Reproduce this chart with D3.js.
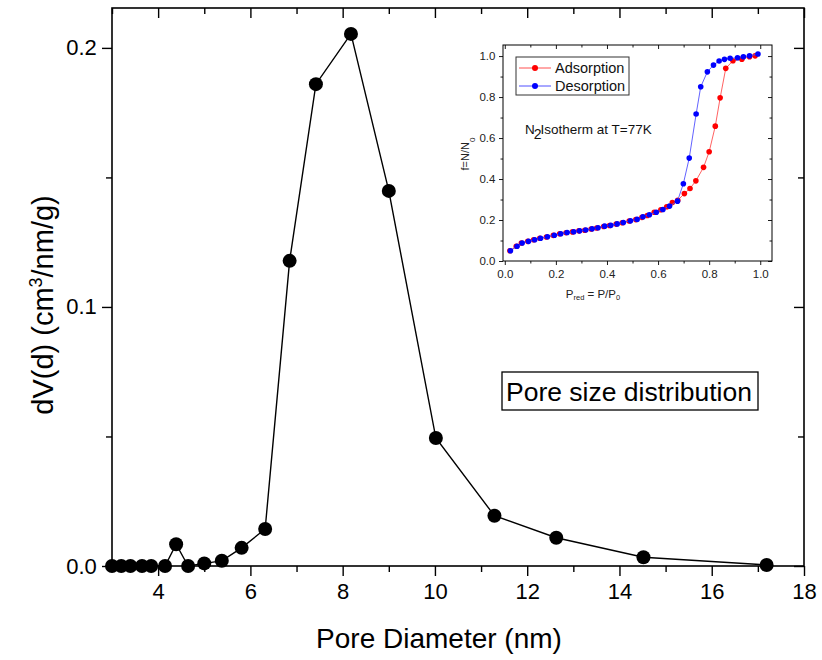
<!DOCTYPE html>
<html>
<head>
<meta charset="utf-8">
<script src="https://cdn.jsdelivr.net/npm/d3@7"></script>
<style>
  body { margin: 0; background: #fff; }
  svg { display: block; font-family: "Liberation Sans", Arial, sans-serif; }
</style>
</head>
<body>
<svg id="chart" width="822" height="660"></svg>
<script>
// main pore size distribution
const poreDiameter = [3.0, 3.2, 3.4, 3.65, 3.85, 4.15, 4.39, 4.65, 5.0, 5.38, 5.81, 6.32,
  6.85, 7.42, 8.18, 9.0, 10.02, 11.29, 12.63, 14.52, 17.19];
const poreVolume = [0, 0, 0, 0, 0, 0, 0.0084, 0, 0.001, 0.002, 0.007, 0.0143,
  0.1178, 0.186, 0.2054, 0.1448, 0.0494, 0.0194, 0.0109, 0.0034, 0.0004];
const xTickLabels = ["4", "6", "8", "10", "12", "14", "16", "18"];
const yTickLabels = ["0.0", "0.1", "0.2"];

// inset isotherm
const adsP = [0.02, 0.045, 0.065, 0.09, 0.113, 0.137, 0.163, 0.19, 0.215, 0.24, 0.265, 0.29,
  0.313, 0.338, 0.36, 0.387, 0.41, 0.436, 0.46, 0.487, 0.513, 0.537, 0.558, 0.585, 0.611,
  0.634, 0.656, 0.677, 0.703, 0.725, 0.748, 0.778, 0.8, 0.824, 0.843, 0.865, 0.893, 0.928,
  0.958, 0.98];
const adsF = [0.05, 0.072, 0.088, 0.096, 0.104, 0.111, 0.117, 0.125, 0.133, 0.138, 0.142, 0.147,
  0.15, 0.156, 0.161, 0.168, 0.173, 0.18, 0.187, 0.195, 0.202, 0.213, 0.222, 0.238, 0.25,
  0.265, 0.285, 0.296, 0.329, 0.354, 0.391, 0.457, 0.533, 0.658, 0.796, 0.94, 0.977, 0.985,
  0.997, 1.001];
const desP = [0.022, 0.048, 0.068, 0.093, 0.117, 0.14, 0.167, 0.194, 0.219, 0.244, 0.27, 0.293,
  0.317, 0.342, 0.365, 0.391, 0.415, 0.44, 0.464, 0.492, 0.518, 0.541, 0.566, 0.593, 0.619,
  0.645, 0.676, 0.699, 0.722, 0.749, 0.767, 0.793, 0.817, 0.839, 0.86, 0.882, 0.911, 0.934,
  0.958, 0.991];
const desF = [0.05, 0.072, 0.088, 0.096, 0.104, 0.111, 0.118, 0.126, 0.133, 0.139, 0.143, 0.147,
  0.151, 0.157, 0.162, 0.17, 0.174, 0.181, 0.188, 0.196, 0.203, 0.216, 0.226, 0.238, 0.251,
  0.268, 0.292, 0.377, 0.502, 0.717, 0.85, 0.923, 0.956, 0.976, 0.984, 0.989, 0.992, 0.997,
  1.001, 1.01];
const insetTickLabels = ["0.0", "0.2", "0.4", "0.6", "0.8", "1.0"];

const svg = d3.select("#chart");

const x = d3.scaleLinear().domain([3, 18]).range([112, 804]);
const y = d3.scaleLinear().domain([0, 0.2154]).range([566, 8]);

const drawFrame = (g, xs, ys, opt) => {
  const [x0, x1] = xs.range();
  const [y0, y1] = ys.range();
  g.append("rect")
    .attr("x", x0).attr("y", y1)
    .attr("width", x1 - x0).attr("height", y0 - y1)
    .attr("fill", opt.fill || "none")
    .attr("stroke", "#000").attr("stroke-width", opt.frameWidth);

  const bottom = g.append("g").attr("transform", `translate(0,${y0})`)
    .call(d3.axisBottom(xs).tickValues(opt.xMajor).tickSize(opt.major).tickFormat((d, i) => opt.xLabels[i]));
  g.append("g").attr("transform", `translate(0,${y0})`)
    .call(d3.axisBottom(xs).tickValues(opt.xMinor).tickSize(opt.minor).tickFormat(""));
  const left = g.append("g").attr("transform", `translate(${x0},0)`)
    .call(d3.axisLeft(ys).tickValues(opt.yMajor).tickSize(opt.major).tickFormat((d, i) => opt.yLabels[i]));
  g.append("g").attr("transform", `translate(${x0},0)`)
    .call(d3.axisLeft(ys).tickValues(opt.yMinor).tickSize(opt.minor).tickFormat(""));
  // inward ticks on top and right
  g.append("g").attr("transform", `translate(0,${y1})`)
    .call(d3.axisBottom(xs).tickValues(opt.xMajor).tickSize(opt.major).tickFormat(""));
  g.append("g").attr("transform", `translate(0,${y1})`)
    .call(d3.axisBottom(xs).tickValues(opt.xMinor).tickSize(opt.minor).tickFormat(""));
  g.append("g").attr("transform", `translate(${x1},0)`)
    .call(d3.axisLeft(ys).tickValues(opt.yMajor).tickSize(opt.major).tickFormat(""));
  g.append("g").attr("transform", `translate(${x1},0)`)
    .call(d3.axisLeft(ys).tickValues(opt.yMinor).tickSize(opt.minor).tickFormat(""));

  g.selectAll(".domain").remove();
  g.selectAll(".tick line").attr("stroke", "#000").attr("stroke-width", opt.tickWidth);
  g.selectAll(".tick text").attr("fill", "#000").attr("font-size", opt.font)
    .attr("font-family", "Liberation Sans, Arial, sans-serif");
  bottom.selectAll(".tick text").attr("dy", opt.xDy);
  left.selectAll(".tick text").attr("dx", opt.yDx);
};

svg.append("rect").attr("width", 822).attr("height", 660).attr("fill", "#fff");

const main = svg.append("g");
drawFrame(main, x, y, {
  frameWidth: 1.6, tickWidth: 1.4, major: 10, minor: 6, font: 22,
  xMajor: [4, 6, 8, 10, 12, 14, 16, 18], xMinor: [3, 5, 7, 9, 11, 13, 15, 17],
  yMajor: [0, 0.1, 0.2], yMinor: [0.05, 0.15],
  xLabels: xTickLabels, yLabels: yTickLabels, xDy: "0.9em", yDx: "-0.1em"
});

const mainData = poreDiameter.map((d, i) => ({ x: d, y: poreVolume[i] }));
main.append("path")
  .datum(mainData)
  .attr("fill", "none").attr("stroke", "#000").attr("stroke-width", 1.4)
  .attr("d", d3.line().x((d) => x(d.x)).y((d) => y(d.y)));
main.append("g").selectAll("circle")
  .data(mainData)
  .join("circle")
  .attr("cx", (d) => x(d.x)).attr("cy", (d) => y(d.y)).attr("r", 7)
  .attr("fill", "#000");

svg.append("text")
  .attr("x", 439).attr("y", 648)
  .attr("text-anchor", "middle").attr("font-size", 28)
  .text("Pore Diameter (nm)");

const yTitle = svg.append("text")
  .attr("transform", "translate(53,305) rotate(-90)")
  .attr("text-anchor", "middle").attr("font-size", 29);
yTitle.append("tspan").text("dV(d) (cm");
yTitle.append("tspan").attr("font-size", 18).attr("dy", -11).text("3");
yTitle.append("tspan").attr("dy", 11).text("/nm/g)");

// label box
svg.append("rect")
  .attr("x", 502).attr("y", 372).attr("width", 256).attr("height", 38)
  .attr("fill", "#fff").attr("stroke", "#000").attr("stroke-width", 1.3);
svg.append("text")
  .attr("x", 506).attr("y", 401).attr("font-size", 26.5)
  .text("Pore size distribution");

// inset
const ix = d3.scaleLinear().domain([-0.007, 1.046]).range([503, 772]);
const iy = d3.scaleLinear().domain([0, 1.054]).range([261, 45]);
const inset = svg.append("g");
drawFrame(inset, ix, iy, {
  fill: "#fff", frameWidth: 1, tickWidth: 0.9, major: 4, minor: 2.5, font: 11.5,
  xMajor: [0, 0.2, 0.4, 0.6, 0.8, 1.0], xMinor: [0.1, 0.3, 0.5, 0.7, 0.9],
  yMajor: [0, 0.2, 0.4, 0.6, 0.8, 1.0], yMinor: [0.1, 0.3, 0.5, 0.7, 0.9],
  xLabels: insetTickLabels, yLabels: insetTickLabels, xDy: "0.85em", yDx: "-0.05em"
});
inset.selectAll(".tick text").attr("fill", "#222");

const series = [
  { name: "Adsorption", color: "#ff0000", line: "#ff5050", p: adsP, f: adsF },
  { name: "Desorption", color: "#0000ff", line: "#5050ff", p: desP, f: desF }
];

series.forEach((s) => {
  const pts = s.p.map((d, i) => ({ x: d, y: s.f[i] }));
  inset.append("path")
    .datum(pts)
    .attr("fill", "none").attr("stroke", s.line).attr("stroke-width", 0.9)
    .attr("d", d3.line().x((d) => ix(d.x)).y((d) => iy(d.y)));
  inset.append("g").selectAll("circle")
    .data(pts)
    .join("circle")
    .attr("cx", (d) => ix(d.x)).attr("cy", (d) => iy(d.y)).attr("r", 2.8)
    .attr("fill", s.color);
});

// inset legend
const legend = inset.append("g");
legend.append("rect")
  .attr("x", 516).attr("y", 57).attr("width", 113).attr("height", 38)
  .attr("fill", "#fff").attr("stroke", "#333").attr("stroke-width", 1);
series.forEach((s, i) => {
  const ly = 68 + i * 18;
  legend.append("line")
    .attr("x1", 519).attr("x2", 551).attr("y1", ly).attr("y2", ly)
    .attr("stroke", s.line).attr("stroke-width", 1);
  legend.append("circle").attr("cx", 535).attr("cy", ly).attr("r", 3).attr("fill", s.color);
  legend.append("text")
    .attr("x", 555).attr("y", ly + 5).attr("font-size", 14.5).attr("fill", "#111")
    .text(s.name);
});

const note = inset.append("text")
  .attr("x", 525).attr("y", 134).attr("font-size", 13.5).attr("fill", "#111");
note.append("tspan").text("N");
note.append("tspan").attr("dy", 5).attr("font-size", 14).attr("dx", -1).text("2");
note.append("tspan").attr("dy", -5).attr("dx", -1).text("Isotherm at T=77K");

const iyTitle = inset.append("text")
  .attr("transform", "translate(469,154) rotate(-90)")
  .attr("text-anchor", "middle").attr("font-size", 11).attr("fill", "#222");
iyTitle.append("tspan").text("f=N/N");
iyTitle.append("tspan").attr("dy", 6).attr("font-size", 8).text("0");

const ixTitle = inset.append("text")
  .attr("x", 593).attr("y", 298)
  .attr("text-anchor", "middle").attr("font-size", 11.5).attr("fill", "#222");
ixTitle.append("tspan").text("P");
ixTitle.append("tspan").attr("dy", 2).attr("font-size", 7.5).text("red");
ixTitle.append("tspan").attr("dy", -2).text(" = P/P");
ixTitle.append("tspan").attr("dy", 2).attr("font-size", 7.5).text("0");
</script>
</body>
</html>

....

- [Problem details]
Show all lines from the data above in which the word "chart" appears.

- [In response]
Reproduce this chart with D3.js.
<svg id="chart" width="822" height="660"></svg>
const svg = d3.select("#chart");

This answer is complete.